Meu parceiro de viagem no Wrangler é um desses há 15 ou 18 anos, ele não sabe bem. Pela experiência, logo percebeu meu desconforto. "Venha dirigir, vai se sentir melhor."

É verdade. Quando a gente está no volante, tem melhor noção de quando e para que lado o carro vai balançar, o que diminui o problema.

Após umas duas horas nas pedras-bebês, chegamos às grandes rochas. Aqui são do tamanho de um sofá, ou seja, algo que ninguém tentaria transpor com um carro. Mas os jipeiros tentam.

Sobe com a roda direita nessa aqui, a roda esquerda fica no ar, vai em frente, crassshhh, nhééééé, o fundo do carro está raspando inteirinho na pedra, agora a roda dianteira esquerda alcançou o chão. O jipe está completamente torto no ar e, upa, cai para a esquerda. O escapamento foi esmagado.

O auxiliar dá um ok: "Perfeito, ótimo trabalho." A gente segue e a fila indiana anda.

É neste momento que percebo o enorme esforço físico que estou fazendo na direção. A tensão é tanta que meus dedos estão suando. Talvez por estar arrebentando um carro de R$ 200 mil nas pedras ou estar com medo de fazer tudo errado e precisar ser rebocado? Que humilhação...

Andamos a 2 ou 3 km/h com todas as rodas ligadas à transmissão, o famoso 4x4, e o tempo todo em marcha reduzida. Isso confere o dobro de força ao carro da Jeep.

O Wrangler tem tecnologias extraterrestres: dá para desligar o diferencial traseiro ou ambos, deixar as rodas não paralelas, checar no painel as inclinações em que o jipe se encontra... E outras mundanas: o sistema que esquenta os bancos e o volante me chamou a atenção.

A certa altura, um curioso cemitério: uma dúzia de entusiastas da Rubicon, com lápides que datam desde 1975, enfeitadas com porcas e parafusos, descansa bem no meio de sua trilha preferida.

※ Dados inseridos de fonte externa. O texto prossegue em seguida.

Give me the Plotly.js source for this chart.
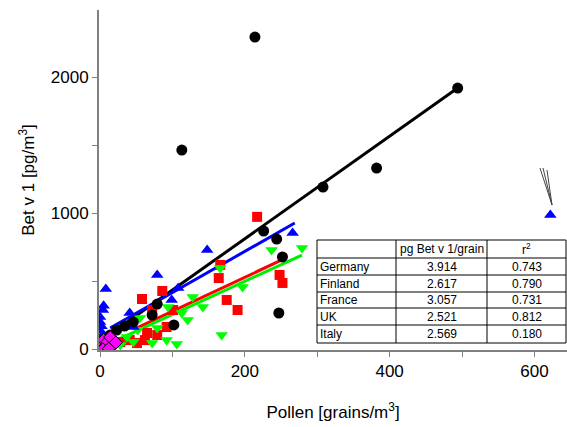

Após o cemitério, chegamos à terceira fase mineral, que eu considerava impossível: o Jeep Wrangler vai escalar paredes. Está certo que não é a parede em 90 graus da sua casa, mas a entrada para o platô à nossa frente tem mais de um metro de altura.

Estamos agora diante de formações do tamanho do próprio automóvel. E enfiando uma roda aqui, a outra ali, meio que quase tombando, o carro se eleva. Nem é preciso dizer "não tente fazer isso com seu carro", pois seria despropositado.

A noite no acampamento foi congelante, a 3°C. E a volta foi pior que a vinda: para descer, a força da gravidade está te empurrando junto, achei mais perigoso. Houve quem achou mais fácil. Para ser sincero, foi uma mais difícil que a outra.